What this task involves: Reproduce the listing exactly, with no pictures in your copy.

Data segment:

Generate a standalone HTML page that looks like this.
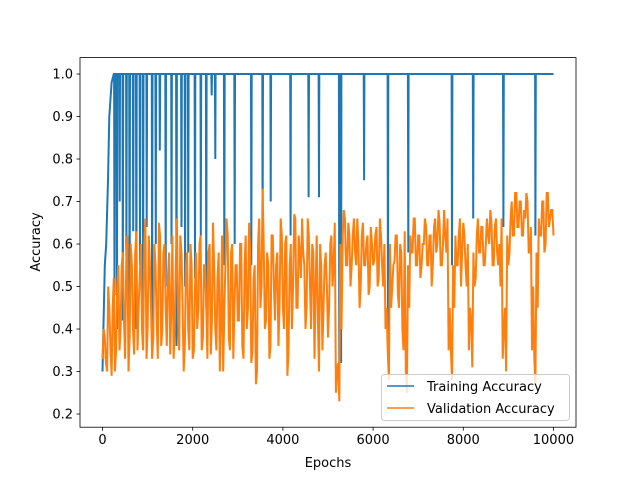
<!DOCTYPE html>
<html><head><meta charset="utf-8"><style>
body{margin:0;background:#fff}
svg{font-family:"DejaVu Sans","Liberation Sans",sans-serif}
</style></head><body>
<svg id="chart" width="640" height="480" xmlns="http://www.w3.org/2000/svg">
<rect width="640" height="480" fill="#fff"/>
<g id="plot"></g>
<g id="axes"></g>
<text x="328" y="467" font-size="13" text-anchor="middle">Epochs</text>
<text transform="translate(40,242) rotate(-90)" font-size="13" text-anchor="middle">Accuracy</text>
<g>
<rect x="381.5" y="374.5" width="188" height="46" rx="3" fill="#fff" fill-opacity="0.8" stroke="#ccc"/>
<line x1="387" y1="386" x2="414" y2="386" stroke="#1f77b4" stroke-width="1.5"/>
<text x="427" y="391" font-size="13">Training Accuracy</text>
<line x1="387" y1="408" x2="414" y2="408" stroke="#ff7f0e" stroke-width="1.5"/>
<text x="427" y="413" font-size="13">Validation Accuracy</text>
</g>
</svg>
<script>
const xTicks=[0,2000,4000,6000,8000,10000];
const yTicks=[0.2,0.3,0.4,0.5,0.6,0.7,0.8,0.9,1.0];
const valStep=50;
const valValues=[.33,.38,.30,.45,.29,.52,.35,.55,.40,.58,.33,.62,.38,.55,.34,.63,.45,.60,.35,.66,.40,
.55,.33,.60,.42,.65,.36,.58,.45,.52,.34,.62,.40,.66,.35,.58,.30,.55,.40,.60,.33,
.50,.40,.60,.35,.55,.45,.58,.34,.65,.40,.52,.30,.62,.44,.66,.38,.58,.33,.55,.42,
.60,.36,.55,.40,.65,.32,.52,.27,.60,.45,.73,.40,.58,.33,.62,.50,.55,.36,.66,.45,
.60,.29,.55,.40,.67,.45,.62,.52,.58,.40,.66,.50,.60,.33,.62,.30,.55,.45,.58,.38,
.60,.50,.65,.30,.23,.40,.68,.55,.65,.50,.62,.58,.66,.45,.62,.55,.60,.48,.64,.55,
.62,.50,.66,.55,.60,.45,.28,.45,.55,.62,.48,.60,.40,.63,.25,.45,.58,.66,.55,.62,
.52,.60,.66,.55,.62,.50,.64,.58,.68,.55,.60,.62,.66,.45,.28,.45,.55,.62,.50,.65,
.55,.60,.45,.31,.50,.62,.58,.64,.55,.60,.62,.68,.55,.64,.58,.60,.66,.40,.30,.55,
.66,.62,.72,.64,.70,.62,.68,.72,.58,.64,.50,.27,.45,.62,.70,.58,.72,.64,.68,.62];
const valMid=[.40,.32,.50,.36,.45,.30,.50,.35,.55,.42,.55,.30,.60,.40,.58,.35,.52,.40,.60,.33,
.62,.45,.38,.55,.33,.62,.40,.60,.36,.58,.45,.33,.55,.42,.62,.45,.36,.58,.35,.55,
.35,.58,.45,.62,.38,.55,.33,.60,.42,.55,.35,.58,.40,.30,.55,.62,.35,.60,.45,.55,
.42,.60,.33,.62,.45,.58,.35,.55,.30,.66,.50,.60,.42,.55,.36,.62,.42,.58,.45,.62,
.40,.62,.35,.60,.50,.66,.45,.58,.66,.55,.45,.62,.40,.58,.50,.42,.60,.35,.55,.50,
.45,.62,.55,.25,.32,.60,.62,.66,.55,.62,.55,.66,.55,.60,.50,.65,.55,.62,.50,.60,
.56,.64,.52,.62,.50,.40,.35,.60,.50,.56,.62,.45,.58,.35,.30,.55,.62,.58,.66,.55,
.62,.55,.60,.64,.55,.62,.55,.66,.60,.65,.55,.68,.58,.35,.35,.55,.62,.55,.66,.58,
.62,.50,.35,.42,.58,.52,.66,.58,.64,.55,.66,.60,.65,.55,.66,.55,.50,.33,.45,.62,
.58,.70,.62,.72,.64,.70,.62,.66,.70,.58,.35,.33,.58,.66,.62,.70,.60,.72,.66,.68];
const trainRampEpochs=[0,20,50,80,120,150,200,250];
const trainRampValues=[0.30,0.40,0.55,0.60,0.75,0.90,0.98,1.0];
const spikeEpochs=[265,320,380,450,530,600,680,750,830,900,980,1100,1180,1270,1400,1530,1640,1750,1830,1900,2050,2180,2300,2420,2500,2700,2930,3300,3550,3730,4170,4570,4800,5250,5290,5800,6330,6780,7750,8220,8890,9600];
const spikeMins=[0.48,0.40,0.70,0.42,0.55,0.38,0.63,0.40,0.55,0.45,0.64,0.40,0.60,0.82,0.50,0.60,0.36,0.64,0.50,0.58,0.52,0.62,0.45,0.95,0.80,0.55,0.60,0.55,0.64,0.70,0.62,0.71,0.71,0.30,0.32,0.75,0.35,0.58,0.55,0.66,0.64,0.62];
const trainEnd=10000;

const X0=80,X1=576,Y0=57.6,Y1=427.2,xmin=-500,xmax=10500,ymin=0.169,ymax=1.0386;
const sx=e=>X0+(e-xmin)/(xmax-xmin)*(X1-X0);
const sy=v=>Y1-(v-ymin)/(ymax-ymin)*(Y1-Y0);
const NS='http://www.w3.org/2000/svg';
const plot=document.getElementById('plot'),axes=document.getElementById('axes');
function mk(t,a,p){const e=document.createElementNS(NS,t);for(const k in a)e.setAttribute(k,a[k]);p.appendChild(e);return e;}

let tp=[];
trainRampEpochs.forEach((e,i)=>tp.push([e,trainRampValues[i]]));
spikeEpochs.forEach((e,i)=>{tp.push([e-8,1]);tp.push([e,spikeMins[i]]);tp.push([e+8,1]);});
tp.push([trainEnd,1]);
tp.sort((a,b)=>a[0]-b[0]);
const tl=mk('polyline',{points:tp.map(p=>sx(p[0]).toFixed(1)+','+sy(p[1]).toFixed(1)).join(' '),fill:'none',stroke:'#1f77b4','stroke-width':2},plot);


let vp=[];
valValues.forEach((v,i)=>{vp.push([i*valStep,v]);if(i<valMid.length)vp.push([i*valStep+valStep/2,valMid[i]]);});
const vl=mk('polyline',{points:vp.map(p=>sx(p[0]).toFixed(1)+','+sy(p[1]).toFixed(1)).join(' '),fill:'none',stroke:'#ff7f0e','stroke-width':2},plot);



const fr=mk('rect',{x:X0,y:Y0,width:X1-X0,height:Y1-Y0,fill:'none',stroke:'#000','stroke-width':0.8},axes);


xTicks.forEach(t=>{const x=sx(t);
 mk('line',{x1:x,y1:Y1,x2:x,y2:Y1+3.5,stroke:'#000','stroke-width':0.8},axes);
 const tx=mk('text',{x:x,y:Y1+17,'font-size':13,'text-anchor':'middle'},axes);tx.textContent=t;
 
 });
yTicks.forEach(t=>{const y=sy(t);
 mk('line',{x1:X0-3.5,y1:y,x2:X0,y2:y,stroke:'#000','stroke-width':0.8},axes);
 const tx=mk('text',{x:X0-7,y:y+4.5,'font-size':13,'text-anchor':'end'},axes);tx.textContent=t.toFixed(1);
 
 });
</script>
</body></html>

Reply:
Generate a standalone HTML page that looks like this.
<!DOCTYPE html>
<html><head><meta charset="utf-8"><style>
body{margin:0;background:#fff}
svg{font-family:"DejaVu Sans","Liberation Sans",sans-serif}
</style></head><body>
<svg id="chart" width="640" height="480" xmlns="http://www.w3.org/2000/svg">
<rect width="640" height="480" fill="#fff"/>
<g id="plot"></g>
<g id="axes"></g>
<text x="328" y="467" font-size="13" text-anchor="middle">Epochs</text>
<text transform="translate(40,242) rotate(-90)" font-size="13" text-anchor="middle">Accuracy</text>
<g>
<rect x="381.5" y="374.5" width="188" height="46" rx="3" fill="#fff" fill-opacity="0.8" stroke="#ccc"/>
<line x1="387" y1="386" x2="414" y2="386" stroke="#1f77b4" stroke-width="1.5"/>
<text x="427" y="391" font-size="13">Training Accuracy</text>
<line x1="387" y1="408" x2="414" y2="408" stroke="#ff7f0e" stroke-width="1.5"/>
<text x="427" y="413" font-size="13">Validation Accuracy</text>
</g>
</svg>
<script>
const xTicks=[0,2000,4000,6000,8000,10000];
const yTicks=[0.2,0.3,0.4,0.5,0.6,0.7,0.8,0.9,1.0];
const valStep=50;
const valValues=[.33,.38,.30,.45,.29,.52,.35,.55,.40,.58,.33,.62,.38,.55,.34,.63,.45,.60,.35,.66,.40,
.55,.33,.60,.42,.65,.36,.58,.45,.52,.34,.62,.40,.66,.35,.58,.30,.55,.40,.60,.33,
.50,.40,.60,.35,.55,.45,.58,.34,.65,.40,.52,.30,.62,.44,.66,.38,.58,.33,.55,.42,
.60,.36,.55,.40,.65,.32,.52,.27,.60,.45,.73,.40,.58,.33,.62,.50,.55,.36,.66,.45,
.60,.29,.55,.40,.67,.45,.62,.52,.58,.40,.66,.50,.60,.33,.62,.30,.55,.45,.58,.38,
.60,.50,.65,.30,.23,.40,.68,.55,.65,.50,.62,.58,.66,.45,.62,.55,.60,.48,.64,.55,
.62,.50,.66,.55,.60,.45,.28,.45,.55,.62,.48,.60,.40,.63,.25,.45,.58,.66,.55,.62,
.52,.60,.66,.55,.62,.50,.64,.58,.68,.55,.60,.62,.66,.45,.28,.45,.55,.62,.50,.65,
.55,.60,.45,.31,.50,.62,.58,.64,.55,.60,.62,.68,.55,.64,.58,.60,.66,.40,.30,.55,
.66,.62,.72,.64,.70,.62,.68,.72,.58,.64,.50,.27,.45,.62,.70,.58,.72,.64,.68,.62];
const valMid=[.40,.32,.50,.36,.45,.30,.50,.35,.55,.42,.55,.30,.60,.40,.58,.35,.52,.40,.60,.33,
.62,.45,.38,.55,.33,.62,.40,.60,.36,.58,.45,.33,.55,.42,.62,.45,.36,.58,.35,.55,
.35,.58,.45,.62,.38,.55,.33,.60,.42,.55,.35,.58,.40,.30,.55,.62,.35,.60,.45,.55,
.42,.60,.33,.62,.45,.58,.35,.55,.30,.66,.50,.60,.42,.55,.36,.62,.42,.58,.45,.62,
.40,.62,.35,.60,.50,.66,.45,.58,.66,.55,.45,.62,.40,.58,.50,.42,.60,.35,.55,.50,
.45,.62,.55,.25,.32,.60,.62,.66,.55,.62,.55,.66,.55,.60,.50,.65,.55,.62,.50,.60,
.56,.64,.52,.62,.50,.40,.35,.60,.50,.56,.62,.45,.58,.35,.30,.55,.62,.58,.66,.55,
.62,.55,.60,.64,.55,.62,.55,.66,.60,.65,.55,.68,.58,.35,.35,.55,.62,.55,.66,.58,
.62,.50,.35,.42,.58,.52,.66,.58,.64,.55,.66,.60,.65,.55,.66,.55,.50,.33,.45,.62,
.58,.70,.62,.72,.64,.70,.62,.66,.70,.58,.35,.33,.58,.66,.62,.70,.60,.72,.66,.68];
const trainRampEpochs=[0,20,50,80,120,150,200,250];
const trainRampValues=[0.30,0.40,0.55,0.60,0.75,0.90,0.98,1.0];
const spikeEpochs=[265,320,380,450,530,600,680,750,830,900,980,1100,1180,1270,1400,1530,1640,1750,1830,1900,2050,2180,2300,2420,2500,2700,2930,3300,3550,3730,4170,4570,4800,5250,5290,5800,6330,6780,7750,8220,8890,9600];
const spikeMins=[0.48,0.40,0.70,0.42,0.55,0.38,0.63,0.40,0.55,0.45,0.64,0.40,0.60,0.82,0.50,0.60,0.36,0.64,0.50,0.58,0.52,0.62,0.45,0.95,0.80,0.55,0.60,0.55,0.64,0.70,0.62,0.71,0.71,0.30,0.32,0.75,0.35,0.58,0.55,0.66,0.64,0.62];
const trainEnd=10000;

const X0=80,X1=576,Y0=57.6,Y1=427.2,xmin=-500,xmax=10500,ymin=0.169,ymax=1.0386;
const sx=e=>X0+(e-xmin)/(xmax-xmin)*(X1-X0);
const sy=v=>Y1-(v-ymin)/(ymax-ymin)*(Y1-Y0);
const NS='http://www.w3.org/2000/svg';
const plot=document.getElementById('plot'),axes=document.getElementById('axes');
function mk(t,a,p){const e=document.createElementNS(NS,t);for(const k in a)e.setAttribute(k,a[k]);p.appendChild(e);return e;}

let tp=[];
trainRampEpochs.forEach((e,i)=>tp.push([e,trainRampValues[i]]));
spikeEpochs.forEach((e,i)=>{tp.push([e-8,1]);tp.push([e,spikeMins[i]]);tp.push([e+8,1]);});
tp.push([trainEnd,1]);
tp.sort((a,b)=>a[0]-b[0]);
const tl=mk('polyline',{points:tp.map(p=>sx(p[0]).toFixed(1)+','+sy(p[1]).toFixed(1)).join(' '),fill:'none',stroke:'#1f77b4','stroke-width':2},plot);


let vp=[];
valValues.forEach((v,i)=>{vp.push([i*valStep,v]);if(i<valMid.length)vp.push([i*valStep+valStep/2,valMid[i]]);});
const vl=mk('polyline',{points:vp.map(p=>sx(p[0]).toFixed(1)+','+sy(p[1]).toFixed(1)).join(' '),fill:'none',stroke:'#ff7f0e','stroke-width':2},plot);



const fr=mk('rect',{x:X0,y:Y0,width:X1-X0,height:Y1-Y0,fill:'none',stroke:'#000','stroke-width':0.8},axes);


xTicks.forEach(t=>{const x=sx(t);
 mk('line',{x1:x,y1:Y1,x2:x,y2:Y1+3.5,stroke:'#000','stroke-width':0.8},axes);
 const tx=mk('text',{x:x,y:Y1+17,'font-size':13,'text-anchor':'middle'},axes);tx.textContent=t;
 
 });
yTicks.forEach(t=>{const y=sy(t);
 mk('line',{x1:X0-3.5,y1:y,x2:X0,y2:y,stroke:'#000','stroke-width':0.8},axes);
 const tx=mk('text',{x:X0-7,y:y+4.5,'font-size':13,'text-anchor':'end'},axes);tx.textContent=t.toFixed(1);
 
 });
</script>
</body></html>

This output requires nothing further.